The performance of exhibition and events specialist Service Graphics was described as “satisfactory” in the absence of work for the London Olympics and Paralympics, which had boosted its results in the prior year. However, the firm recently won a contract with Twickenham Stadium and upcoming events such as the Rugby World Cup are likely to provide an uplift in business.
Point-of-sale wing SP Group, which is St Ives’ largest print operation by turnover, pushed up sales and profits on the back of “significant” new contract wins including work for fashion retailer New Look.
“Across all our print businesses we won’t pursue volume at low margins. We are focused on service,” Martell stated.

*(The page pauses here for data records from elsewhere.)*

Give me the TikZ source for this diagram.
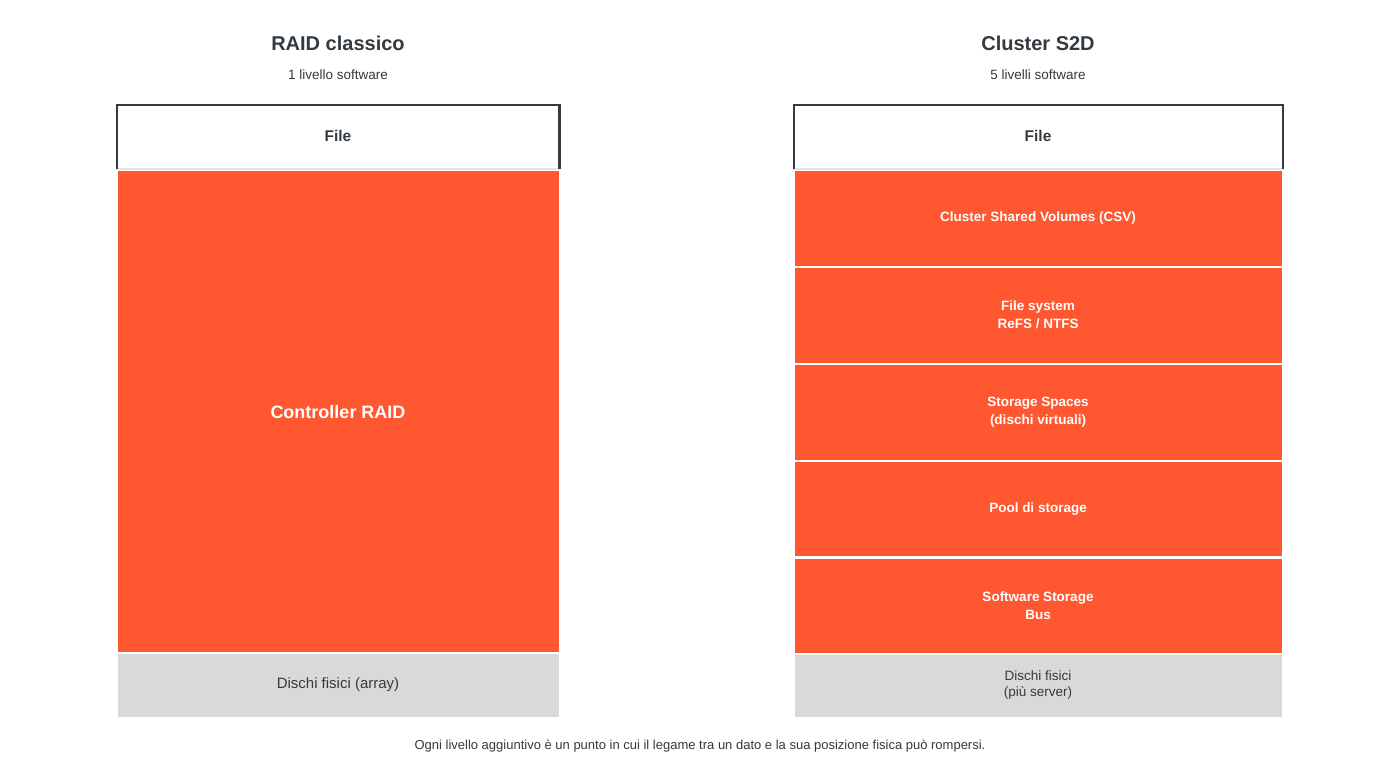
\documentclass[tikz,border=0pt]{standalone}
\usepackage{fontspec}
\setmainfont{Liberation Sans}
\definecolor{org}{HTML}{FF5730}
\definecolor{gr}{HTML}{D9D9D9}
\definecolor{dk}{HTML}{333A40}
\begin{document}
\begin{tikzpicture}[x=1pt,y=-1pt,
  lay/.style={fill=org,draw=none},
  lt/.style={text=white,font=\fontsize{13.5}{18}\selectfont\bfseries,align=center},
  gt/.style={text=dk,font=\fontsize{13.5}{16}\selectfont,align=center}]
\useasboundingbox[fill=white] (0,0) rectangle (1400,770);
% left
\node[font=\fontsize{20}{24}\selectfont\bfseries,text=dk] (lt) at (338,43) {RAID classico};
\node[font=\fontsize{13.5}{16}\selectfont,text=dk] (ls) at (338,75) {1 livello software};
\draw[gr!70,line width=1.5] (117,169) -- (559,169);
\draw[dk,line width=2.5] (117,169) -- (117,105) -- (559.5,105) -- (559.5,169);
\node[font=\fontsize{15.5}{18}\selectfont\bfseries,text=dk] (lf) at (338,136) {File};
\fill[org] (118,171) rectangle (559,652);
\node[text=white,font=\fontsize{18}{22}\selectfont\bfseries] (lc) at (338,412) {Controller RAID};
\fill[gr] (118,654) rectangle (559,717);
\node[gt,font=\fontsize{15}{18}\selectfont] (ld) at (338,685) {Dischi fisici (array)};
% right
\node[font=\fontsize{20}{24}\selectfont\bfseries,text=dk] (rt) at (1038,43) {Cluster S2D};
\node[font=\fontsize{13.5}{16}\selectfont,text=dk] (rs) at (1038,75) {5 livelli software};
\draw[gr!70,line width=1.5] (794,169) -- (1283,169);
\draw[dk,line width=2.5] (794,169) -- (794,105) -- (1283,105) -- (1283,169);
\node[font=\fontsize{15.5}{18}\selectfont\bfseries,text=dk] (rf) at (1038,136) {File};
\fill[org] (795,171) rectangle (1282,266);
\node[lt] (r1) at (1038,218.5) {Cluster Shared Volumes (CSV)};
\fill[org] (795,268) rectangle (1282,363);
\node[lt] (r2) at (1038,315) {File system\\ReFS / NTFS};
\fill[org] (795,365) rectangle (1282,460);
\node[lt] (r3) at (1038,412) {Storage Spaces\\(dischi virtuali)};
\fill[org] (795,462) rectangle (1282,556);
\node[lt] (r4) at (1038,509) {Pool di storage};
\fill[org] (795,559) rectangle (1282,653);
\node[lt] (r5) at (1038,606) {Software Storage\\Bus};
\fill[gr] (795,655) rectangle (1282,717);
\node[gt] (rd) at (1038,685) {Dischi fisici\\(più server)};
\node[font=\fontsize{13}{16}\selectfont,text=dk] (cap) at (700,746) {Ogni livello aggiuntivo è un punto in cui il legame tra un dato e la sua posizione fisica può rompersi.};
\end{tikzpicture}
\end{document}
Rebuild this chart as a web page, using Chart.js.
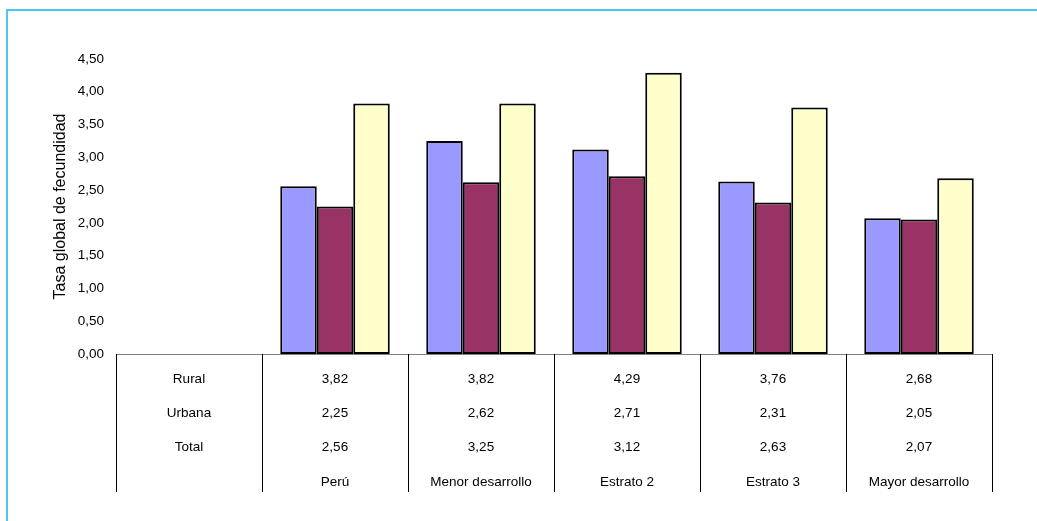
<!DOCTYPE html>
<html>
<head>
<meta charset="utf-8">
<script src="https://cdn.jsdelivr.net/npm/chart.js@4.4.1/dist/chart.umd.min.js"></script>
<style>
  html, body { margin: 0; padding: 0; background: #fff; overflow: hidden; }
  #wrap { position: relative; width: 1037px; height: 521px; }
  #frame { position: absolute; left: 6px; top: 9px; width: 1100px; height: 600px;
           border-top: 2px solid #4cc6f2; border-left: 2px solid #4cc6f2; }
  canvas { position: absolute; left: 0; top: 0; }
</style>
</head>
<body>
<div id="wrap">
  <div id="frame"></div>
  <canvas id="myChart" width="1037" height="521"></canvas>
</div>
<script>
const categories = ['', 'Perú', 'Menor desarrollo', 'Estrato 2', 'Estrato 3', 'Mayor desarrollo'];
const rowLabels = ['Rural', 'Urbana', 'Total'];
const total = [null, 2.56, 3.25, 3.12, 2.63, 2.07];
const urbana = [null, 2.25, 2.62, 2.71, 2.31, 2.05];
const rural = [null, 3.82, 3.82, 4.29, 3.76, 2.68];

const sans = "'Liberation Sans', Arial, sans-serif";
const fmt = v => v.toFixed(2).replace('.', ',');

// data table under the axis: one multi-line tick label per category
const tableLabels = categories.map((c, i) => {
    if (i === 0) return [...rowLabels, ''];
    return [fmt(rural[i]), fmt(urbana[i]), fmt(total[i]), c];
});

const tableLines = {
    id: 'tableLines',
    afterDraw(chart) {
        const x = chart.scales.x;
        const area = chart.chartArea;
        const half = (x.getPixelForValue(1) - x.getPixelForValue(0)) / 2;
        const c = chart.ctx;
        c.save();
        c.strokeStyle = '#000';
        c.lineWidth = 1;
        for (let i = 0; i <= categories.length; i++) {
            const px = Math.round(x.getPixelForValue(i) - half) + 0.5;
            c.beginPath();
            c.moveTo(px, area.bottom);
            c.lineTo(px, area.bottom + 138);
            c.stroke();
        }
        c.restore();
    }
};

const ctx = document.getElementById('myChart').getContext('2d');
const chart = new Chart(ctx, {
    type: 'bar',
    data: {
        labels: categories,
        datasets: [{
            label: 'Total',
            data: total,
            backgroundColor: '#9999ff',
            borderColor: '#000',
            borderWidth: 2,
            borderSkipped: false
        }, {
            label: 'Urbana',
            data: urbana,
            backgroundColor: '#993366',
            borderColor: '#000',
            borderWidth: 2,
            borderSkipped: false
        }, {
            label: 'Rural',
            data: rural,
            backgroundColor: '#ffffcc',
            borderColor: '#000',
            borderWidth: 2,
            borderSkipped: false
        }]
    },
    options: {
        responsive: false,
        animation: false,
        layout: { padding: { top: 59, left: 0, right: 45, bottom: 0 } },
        datasets: { bar: { categoryPercentage: 0.75, barPercentage: 1.0 } },
        plugins: { legend: { display: false }, tooltip: { enabled: false } },
        scales: {
            x: {
                grid: { display: false },
                border: { display: true, color: '#808080', width: 1 },
                ticks: {
                    autoSkip: false,
                    maxRotation: 0,
                    padding: 0,
                    color: '#000',
                    font: { family: sans, size: 13.5, lineHeight: 34.3 / 13.5 },
                    callback: (v, i) => tableLabels[i]
                },
                afterFit: s => { s.height = 167; }
            },
            y: {
                min: 0,
                max: 4.5,
                grid: { display: false },
                border: { display: false },
                ticks: {
                    stepSize: 0.5,
                    padding: 4,
                    color: '#000',
                    font: { family: sans, size: 13.5 },
                    callback: v => fmt(v)
                },
                title: {
                    display: true,
                    text: 'Tasa global de fecundidad',
                    color: '#000',
                    font: { family: sans, size: 16 },
                    padding: { top: 51, bottom: 0 }
                },
                afterFit: s => { s.width = 116; }
            }
        }
    },
    plugins: [tableLines]
});
</script>
</body>
</html>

The SP business was streamlined during the period with the closure of a small sheetfed printing operation in Birmingham, which was relocated to the main Redditch site.
The group is also benefiting from cross-selling of its marketing services offering to large-scale print clients, such as HSBC.
Margins were reduced in the marketing services wing as St Ives invested in additional personnel and overseas expansion. It opened an office in Singapore and is considering a similar set-up for Shanghai.
“We are delivering on the top line but there are upfront costs associating with building the business to deliver that growth, and in the short term we will invest in these operations,” said Armitage.
Field marketing specialist Tactical Solutions, viewed as a high-growth business when it was acquired in 2011, disappointed with a drop in sales year-on-year.
“We are transitioning the previous owner from the business and have put a new management team in place, and we have also invested quite heavily in technology for that business,” Martell said.
St Ives’ pension scheme swung from a small surplus last year to a £6.9m obligation. “Fractional movements in some of the key assumptions mean it can easily move by a few million pounds," said Armitage. “We have just finished the triennial negotiations with the pension trustees and our £2m-per-annum contribution remains in place.”
Net debt fell by £2.8m to £12.4m.
The group increased its interim dividend by 7.5% to 2.15p per share. “The dividend is very important to our shareholders and as the business improves, so will the dividend,” added Martell.
St Ives shares rose 4.5p in early trading to 202p, having hit a 52-week high of 203.13p last month.
Recent acquisition Realise came after the period under review.